The Cottingley Fairies appear in a sequence of five photographs taken by Elsie Wright and Frances Griffiths. The two young cousins lived in Cottingley, near Bradford in England.

In 1917, when the photographs were taken, Elsie was 16 years old and Frances was 9. The pictures came to the attention of writer, *Sir Arthur Conan Doyle. Doyle who used them to illustrate an article on fairies he wrote for The Strand Magazine.

Doyle, a spiritualist, was enthusiastic about the photographs and interpreted them as being absolute proof of supernatural beings. However, the public’s reaction was mixed. Surprisingly, some believed the images to be genuine while others believed they were fake.

How the Two Girls Pulled Off the Hoax

Frances and Elsie explained that they had taken colored cut-outs from a fairy-doll book and attached them to stakes. They proceeded to photograph these cut-outs posed in various places. They presented the photos to their parents as definite proof that fairies exist.

After 1921, public interest in the Cottingley Fairies waned. Elsie and Frances eventually married went on to live mundane lives.

In 1966, a reporter from the Daily Express newspaper traced Elsie. She admitted in an interview that the alleged real fairies she had first seen in the glen might have been “figments of my imagination.”

In late 1981, Frances and Elsie, finally admitted that the pictures were faked. Frances told one writer: “My heart always sinks when I look at them. When I think of how they’ve gone all around the world–I don’t see how people could believe they’re real fairies. I could see the backs of them and the hat pins when the photo was being taken.”

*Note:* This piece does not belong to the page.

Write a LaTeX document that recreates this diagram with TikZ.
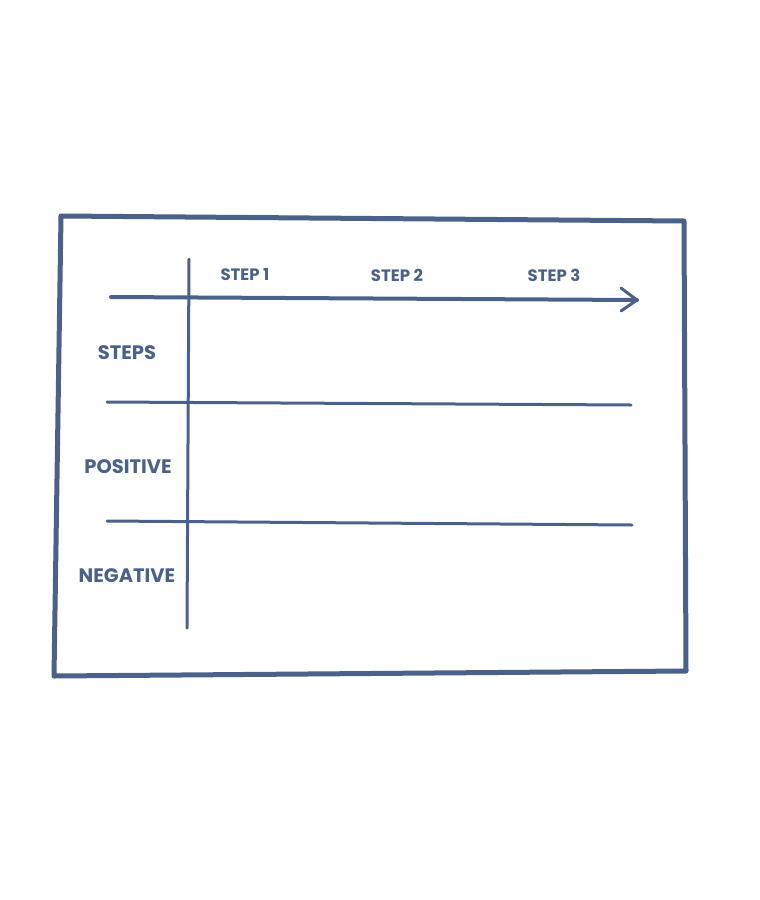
\documentclass[tikz,border=0pt]{standalone}
\usepackage{fontspec}
\setmainfont{Poppins}
\definecolor{ink}{HTML}{4A6189}
\begin{document}
\begin{tikzpicture}[x=1pt,y=-1pt,
  inkline/.style={draw=ink,line cap=round,line join=round},
  frameline/.style={inkline,line width=5pt},
  gridline/.style={inkline,line width=3pt},
  headlabel/.style={text=ink,font=\fontsize{16.5}{18}\selectfont\bfseries,inner sep=0pt},
  rowlabel/.style={text=ink,font=\fontsize{19.5}{21}\selectfont\bfseries,inner sep=0pt}]
\useasboundingbox (0,0) rectangle (760,900);
\fill[white] (0,0) rectangle (760,900);
% frame
\coordinate (tl) at (61,216);
\coordinate (tr) at (684,221);
\coordinate (br) at (686,671);
\coordinate (bl) at (54,676);
\draw[frameline] (tl) -- (tr) -- (br) -- (bl) -- cycle;
% grid
\coordinate (vt) at (189,259);
\coordinate (vb) at (187,628);
\draw[gridline] (vt) -- (vb);
\coordinate (a0) at (111,297);
\coordinate (a1) at (637,300);
\draw[inkline,line width=4pt] (a0) -- (a1);
\coordinate (h1) at (621,288);
\coordinate (h2) at (621,311);
\draw[inkline,line width=3pt] (h1) -- (a1) -- (h2);
\coordinate (l1a) at (107,402);
\coordinate (l1b) at (631,405);
\draw[gridline] (l1a) -- (l1b);
\coordinate (l2a) at (107,521);
\coordinate (l2b) at (632,525);
\draw[gridline] (l2a) -- (l2b);
% labels
\node[headlabel] (s1) at (245,275) {STEP 1};
\node[headlabel] (s2) at (397,275) {STEP 2};
\node[headlabel] (s3) at (554,275) {STEP 3};
\node[rowlabel] (r1) at (127,353) {STEPS};
\node[rowlabel] (r2) at (128,467) {POSITIVE};
\node[rowlabel] (r3) at (127,576) {NEGATIVE};
\end{tikzpicture}
\end{document}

Arthur Conan Doyle and Spiritualism

If there was ever an odd couple, it was the friendship between Arthur Conan Doyle and Harry Houdini. Sir Arthur Conan Doyle DL (22 May 1859 – 7 July 1930) was a Scottish physician and writer most noted for the famous fictional detective, Sherlock Holmes. 
The prolific author of Sherlock Holmes fame had become interested in spiritualism in the late 1800s. He became utterly sold on spiritualism when his son, who had died during World War I, communicated with him during a séance.
Soon after, Doyle joined the British Society for Psychical Research (SPR). As such, he joined a group to investigate a supposedly haunted house
The owner often heard mysterious noises like chains being dragged across a floor and the sounds of anguished moaning. So he finally contacted the (SPR) for help.
While there, Doyle did hear something strange but wasn’t convinced the sounds were of a supernatural origin. However, when the skeleton of a child was later found buried in the home’s garden, Doyle changed his thinking. He was now convinced that he had indeed experienced a paranormal event.
What does this have to do with the fairy photos? Keep reading to find out.

Conan Doyle Meets Houdini

Interestingly, an unlikely friendship ensued when Doyle met Harry Houdini in 1920. In 1922, Conan Doyle was invited to come to America and lecture on Spiritualism. During Doyle’s tour, Houdini took this occasion to invite him to the Society of American Magicians’ annual meeting. The author was hesitant about accepting the invitation, fearing that the magicians would laugh at his spiritualist beliefs. But, to Doyle’s surprise, they didn’t ridicule him, and the friendship continued.

*Sir Arthur Conan Doyle and Harry Houdini Part Ways

After viewing the photos, Doyle was convinced the pictures taken by the old Brownie Camera were of real fairies. Sadly, Doyle’s insistence that the photos were real caused an irrevocable rift in their friendship. Intriguingly, after this, Houdini went on to devote much of his time to exposing Mediums as fakes.

In Conclusion:

Fairies were a popular subject in Edwardian times and the photographs taken by the girls seemed to prove to many that fairies actually existed. Times were scary with World War I going on, and it seemed that something of this nature was much needed to lift spirits. Yet, as modern people look at the images, to the sophisticated eye it’s evident that these photos are laughable and definitely nothing more than 2-dimensional cut-outs.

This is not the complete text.